You would think people would endorse opening a shelter so some of our most vulnerable citizens won't be out on the street. Not some of these NIMBY folks! They would oppose a shelter, on the grounds that it might bring social problems into their neighborhood.
Same for sports bars. Why do some NIMBY folks oppose them? Because they don't want inebriated fans making noise in their neighborhood. "Not in my back yard!"
Then you have "BANANA" people. This stands for Build Absolutely Nothing Anywhere Near Anyone.
These folks go beyond what NIMBY folks call for and oppose any building that's big, including galleries, skyscrapers, shopping malls and any sports-related project ranging from stadiums to golf courses.
Moreover, while NIMBY people always like to point out other areas of town a project could go, the attitude of BANANA people is "don't build it at all."
If the building project is publicly funded, BANANA folks will definitely want taxes going to something else more important. But there are other BANANA people who also oppose private developments and claim it will harm others' businesses, ruin the landscape, create traffic or something else.
The key point is usually nothing will satisfy them. No matter what the developer does to meet the concerns, no matter what changes to the design are made, BANANA activists will oppose it no matter what.
That leads me to a third acronym. "CAVE", which is Citizens Against Virtually Everything.
This is a catch-all term to describe not only all the NIMBY and BANANA folks, but everyone who opposes everything else, too.
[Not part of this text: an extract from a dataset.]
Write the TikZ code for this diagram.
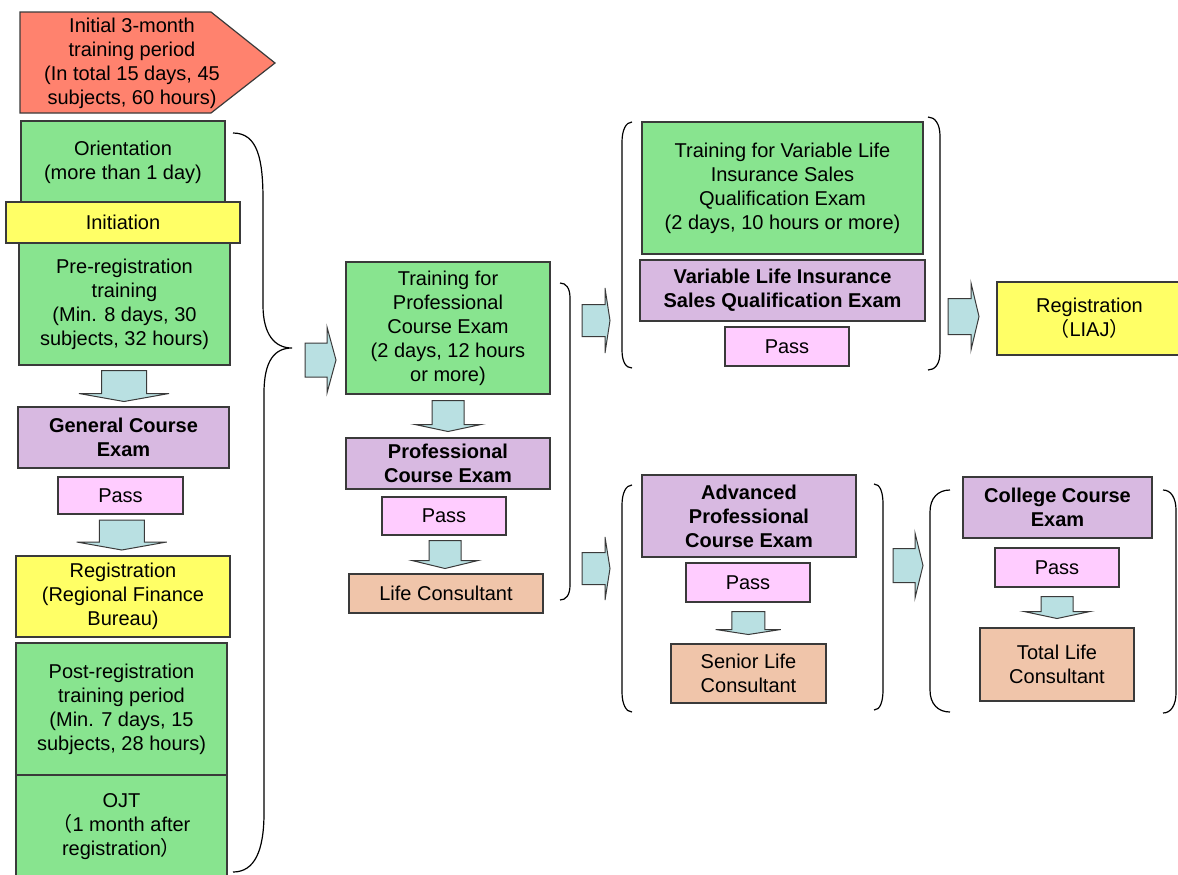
\documentclass[tikz,border=0pt]{standalone}
\usepackage{fontspec}
\setmainfont{Liberation Sans}
\newfontfamily\cjk{Noto Sans CJK JP}
\usetikzlibrary{calc}
\definecolor{FlowSalmon}{HTML}{FF826E}
\definecolor{FlowGreen}{HTML}{88E48F}
\definecolor{FlowYellow}{HTML}{FFFF66}
\definecolor{FlowPurple}{HTML}{D8B9E1}
\definecolor{FlowPink}{HTML}{FFCCFF}
\definecolor{FlowPeach}{HTML}{F0C5AA}
\definecolor{FlowArrow}{HTML}{B9E0E2}
\definecolor{FlowLine}{HTML}{3A3A3A}

\tikzset{
  box/.style={draw=FlowLine,line width=0.6pt,inner sep=0pt,outer sep=0pt,align=center},
  trainbox/.style={box,fill=FlowGreen},
  regbox/.style={box,fill=FlowYellow},
  exambox/.style={box,fill=FlowPurple,font=\fontsize{10}{12}\selectfont\bfseries},
  passbox/.style={box,fill=FlowPink},
  titlebox/.style={box,fill=FlowPeach},
  arrowbox/.style={draw=FlowLine,line width=0.5pt,fill=FlowArrow},
  bracket/.style={draw=black,line width=0.6pt},
  pics/downarr/.style n args={4}{code={
    \draw[arrowbox] (-#2,-#1) -- (#2,-#1) -- (#2,#1-#4) -- (#3,#1-#4)
      -- (0,#1) -- (-#3,#1-#4) -- (-#2,#1-#4) -- cycle;}},
  pics/rightarr/.style n args={4}{code={
    \draw[arrowbox] (-#1,-#2) -- (#1-#4,-#2) -- (#1-#4,-#3) -- (#1,0)
      -- (#1-#4,#3) -- (#1-#4,#2) -- (-#1,#2) -- cycle;}}
}

\begin{document}
\begin{tikzpicture}[x=0.5pt,y=-0.5pt,font=\fontsize{10}{12}\selectfont]
  \useasboundingbox (0,0) rectangle (1178,874);

  % left column: initial training period
  \draw[box,fill=FlowSalmon] (20,12) -- (211,12) -- (275,63) -- (211,113) -- (20,113) -- cycle;
  \node[align=center] (init) at (132,63)
    {Initial 3-month\\training period\\(In total 15 days, 45\\subjects, 60 hours)};
  \node[trainbox,minimum width=102pt,minimum height=41pt] (orient) at (123,162)
    {Orientation\\(more than 1 day)};
  \node[trainbox,minimum width=105.5pt,minimum height=61pt] (pre) at (124.5,304)
    {Pre-registration\\training\\(Min. 8 days, 30\\subjects, 32 hours)};
  \node[regbox,minimum width=117pt,minimum height=20.5pt] (initn) at (123,222.5) {Initiation};
  \node[exambox,minimum width=105.5pt,minimum height=30.5pt] (gce) at (123.5,437.5)
    {General Course\\Exam};
  \node[passbox,minimum width=62.5pt,minimum height=18.5pt] (pass1) at (120.5,495.5) {Pass};
  \node[regbox,minimum width=107pt,minimum height=40.5pt] (reg1) at (123,596.5)
    {Registration\\(Regional Finance\\Bureau)};
  \node[trainbox,minimum width=105.5pt,minimum height=66pt] (post) at (121.5,709)
    {Post-registration\\training period\\(Min. 7 days, 15\\subjects, 28 hours)};
  \node[trainbox,minimum width=105.5pt,minimum height=52pt] (ojt) at (121.5,827)
    {OJT\\{\cjk （}1 month after\\registration{\cjk ）}};
  \pic at ($(pre.south)!.5!(gce.north)$) {downarr={15.5}{22.5}{45}{8}};
  \pic at ($(pass1.south)!.5!(reg1.north)$) {downarr={15}{22.5}{45}{8}};

  % brace around the initial period
  \draw[bracket] (233,133) .. controls (258,133) and (263,160) .. (263,200) -- (263,305)
    .. controls (263,335) and (275,348) .. (292,348)
    .. controls (275,348) and (264,360) .. (264,393) -- (264,813)
    .. controls (264,850) and (255,872) .. (233,872);
  \pic at (320.5,360) {rightarr={15.5}{17}{33}{9}};

  % middle column: professional course
  \node[trainbox,minimum width=102pt,minimum height=66pt] (tpc) at (448,328)
    {Training for\\Professional\\Course Exam\\(2 days, 12 hours\\or more)};
  \node[exambox,minimum width=102pt,minimum height=25.5pt] (pce) at (448,463.5)
    {Professional\\Course Exam};
  \node[passbox,minimum width=62pt,minimum height=19pt] (pass2) at (444,516) {Pass};
  \node[titlebox,minimum width=97pt,minimum height=19.5pt] (lc) at (446,593.5) {Life Consultant};
  \pic at ($(tpc.south)!.5!(pce.north)$) {downarr={15.5}{16}{33}{7}};
  \pic at ($(pass2.south)!.5!(lc.north)$) {downarr={14}{16}{33}{8}};
  \draw[bracket] (560,283) .. controls (566,283) and (570,288) .. (570,298) -- (570,585)
    .. controls (570,595) and (566,600) .. (560,600);
  \pic at (596,320.5) {rightarr={14}{16}{32.5}{5}};
  \pic at (596,568.5) {rightarr={14}{16}{31.5}{5}};

  % upper right: variable life insurance
  \node[trainbox,minimum width=140.5pt,minimum height=66pt] (tvl) at (782.5,188)
    {Training for Variable Life\\Insurance Sales\\Qualification Exam\\(2 days, 10 hours or more)};
  \node[exambox,minimum width=142.5pt,minimum height=30.5pt] (vle) at (782.5,290.5)
    {Variable Life Insurance\\Sales Qualification Exam};
  \node[passbox,minimum width=62pt,minimum height=19.5pt] (pass3) at (787,346.5) {Pass};
  \draw[bracket] (632,122) .. controls (626,122) and (622,130) .. (622,142) -- (622,350)
    .. controls (622,362) and (626,368) .. (632,368);
  \draw[bracket] (928,117) .. controls (935,117) and (940,124) .. (940,136) -- (940,352)
    .. controls (940,364) and (935,370) .. (928,370);
  \pic at (963.5,316.5) {rightarr={15.5}{18}{33.5}{8}};
  \node[regbox,minimum width=92.5pt,minimum height=36.5pt] (reg2) at (1089.5,318.5)
    {Registration\\{\cjk （}LIAJ{\cjk ）}};

  % lower right: advanced and college course
  \node[exambox,minimum width=107pt,minimum height=41pt] (ape) at (749,516)
    {Advanced\\Professional\\Course Exam};
  \node[passbox,minimum width=62pt,minimum height=19.5pt] (pass4) at (748,582.5) {Pass};
  \node[titlebox,minimum width=77.5pt,minimum height=29.5pt] (slc) at (748.5,673.5)
    {Senior Life\\Consultant};
  \pic at ($(pass4.south)!.5!(slc.north)$) {downarr={11.5}{16.5}{32.5}{5}};
  \draw[bracket] (632,485) .. controls (626,485) and (622,493) .. (622,505) -- (622,692)
    .. controls (622,704) and (626,712) .. (632,712);
  \draw[bracket] (874,484) .. controls (880,484) and (883,492) .. (883,504) -- (883,690)
    .. controls (883,702) and (880,710) .. (874,710);
  \pic at (908,565.5) {rightarr={15}{17}{32.5}{8}};

  \node[exambox,minimum width=94.5pt,minimum height=30.5pt] (cce) at (1057.5,507.5)
    {College Course\\Exam};
  \node[passbox,minimum width=62pt,minimum height=19.5pt] (pass5) at (1057,567.5) {Pass};
  \node[titlebox,minimum width=77pt,minimum height=36.5pt] (tlc) at (1057,664.5)
    {Total Life\\Consultant};
  \pic at ($(pass5.south)!.5!(tlc.north)$) {downarr={11}{16}{33}{7}};
  \draw[bracket] (950,490) .. controls (938,490) and (930,498) .. (930,512) -- (930,690)
    .. controls (930,704) and (938,712) .. (950,712);
  \draw[bracket] (1163,490) .. controls (1171,490) and (1176,498) .. (1176,510) -- (1176,693)
    .. controls (1176,705) and (1171,713) .. (1163,713);
\end{tikzpicture}
\end{document}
CAVE activists not only oppose new arenas, developments and the like; they will even oppose new infrastructure, bridges and even public transportation. If someone is always opposed to new bridges or subway lines, in addition to the stadiums, that someone is definitely a CAVE person.
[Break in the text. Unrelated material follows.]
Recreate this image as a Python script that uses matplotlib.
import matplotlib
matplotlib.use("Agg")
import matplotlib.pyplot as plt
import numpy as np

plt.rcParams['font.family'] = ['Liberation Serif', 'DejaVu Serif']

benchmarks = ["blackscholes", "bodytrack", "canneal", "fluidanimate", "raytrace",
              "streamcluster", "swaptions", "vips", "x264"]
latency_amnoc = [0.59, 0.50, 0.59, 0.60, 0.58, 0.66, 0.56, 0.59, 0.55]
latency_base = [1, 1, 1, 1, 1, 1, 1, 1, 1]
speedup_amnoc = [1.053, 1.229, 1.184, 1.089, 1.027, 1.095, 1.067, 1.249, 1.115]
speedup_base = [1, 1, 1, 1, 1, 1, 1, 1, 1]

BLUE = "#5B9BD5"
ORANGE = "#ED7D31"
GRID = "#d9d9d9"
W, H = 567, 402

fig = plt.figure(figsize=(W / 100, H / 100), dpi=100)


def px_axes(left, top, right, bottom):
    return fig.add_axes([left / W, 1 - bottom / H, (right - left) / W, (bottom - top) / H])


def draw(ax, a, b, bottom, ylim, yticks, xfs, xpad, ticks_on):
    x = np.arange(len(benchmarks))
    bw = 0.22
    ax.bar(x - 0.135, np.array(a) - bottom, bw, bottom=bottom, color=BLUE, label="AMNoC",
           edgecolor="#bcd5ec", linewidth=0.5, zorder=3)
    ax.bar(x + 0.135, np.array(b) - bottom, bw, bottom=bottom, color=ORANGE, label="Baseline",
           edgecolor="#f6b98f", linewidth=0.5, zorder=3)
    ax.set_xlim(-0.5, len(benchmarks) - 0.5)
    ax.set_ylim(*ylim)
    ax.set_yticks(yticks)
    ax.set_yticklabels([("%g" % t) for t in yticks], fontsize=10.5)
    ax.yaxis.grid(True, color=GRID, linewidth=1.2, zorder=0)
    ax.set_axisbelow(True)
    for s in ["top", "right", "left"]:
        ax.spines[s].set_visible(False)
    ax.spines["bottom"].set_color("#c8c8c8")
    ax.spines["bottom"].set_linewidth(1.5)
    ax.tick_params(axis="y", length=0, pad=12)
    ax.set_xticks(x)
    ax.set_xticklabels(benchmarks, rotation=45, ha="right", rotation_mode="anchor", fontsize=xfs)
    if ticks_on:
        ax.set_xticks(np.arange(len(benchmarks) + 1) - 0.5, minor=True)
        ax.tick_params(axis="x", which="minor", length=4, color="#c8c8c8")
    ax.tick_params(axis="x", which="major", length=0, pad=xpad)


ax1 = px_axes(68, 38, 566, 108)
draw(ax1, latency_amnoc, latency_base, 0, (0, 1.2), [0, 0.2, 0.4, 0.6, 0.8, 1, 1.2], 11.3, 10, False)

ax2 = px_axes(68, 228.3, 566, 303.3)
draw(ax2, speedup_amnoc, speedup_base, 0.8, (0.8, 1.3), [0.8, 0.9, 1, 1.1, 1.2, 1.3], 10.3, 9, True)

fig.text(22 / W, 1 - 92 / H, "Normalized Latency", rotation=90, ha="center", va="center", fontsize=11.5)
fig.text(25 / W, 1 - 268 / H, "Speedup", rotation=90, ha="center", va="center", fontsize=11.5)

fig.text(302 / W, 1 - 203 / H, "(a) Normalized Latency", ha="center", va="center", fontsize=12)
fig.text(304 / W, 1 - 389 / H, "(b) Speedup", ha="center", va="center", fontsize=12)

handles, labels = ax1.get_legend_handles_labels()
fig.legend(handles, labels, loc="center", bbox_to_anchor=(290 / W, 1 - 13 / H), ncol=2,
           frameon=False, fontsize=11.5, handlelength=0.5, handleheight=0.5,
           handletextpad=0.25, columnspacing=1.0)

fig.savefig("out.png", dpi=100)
It should be obvious by now that I am not a big fan of these movements. In fact, there is an acronym that describes me, too. "ABCD" - Annoyed By CAVE Dwellers."
Some of what these folks stand for is legitimate. I wouldn't want some polluting plant nearby, either, and sometimes you need to stand up to ignorant developers who would tear down historic buildings.
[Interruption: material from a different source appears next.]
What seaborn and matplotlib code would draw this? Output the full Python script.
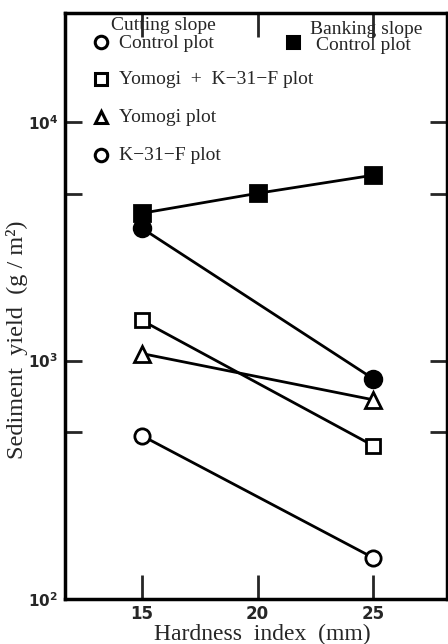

I think most people, even pro-stadium people, agree money should be set aside for infrastructure, housing needs should be addressed, and that communities be run in a fiscally responsible manner.
But when a vocal opposition keeps on obstructing every stadium, every art gallery, every casino and every project that might make a community vibrant, that's different.
Any community worth its salt ultimately needs to invest in such projects to keep it moving forward, in addition to investing in the roads, dealing with housing and so on. Regardless of whether this investment is through public or private funding, it has to be done.
To me, the story of the fall elections is whether the NIMBY, BANANA and CAVE forces succeed in these races.
The more I think of it, I wonder if maybe I should be cheering these folks on in Regina. If they succeed in stopping the Regina stadium, it will leave the door wide open for Saskatoon to build one and move the Saskatchewan Roughriders to their back yard instead.
I think the acronym for that would be "GLOAT."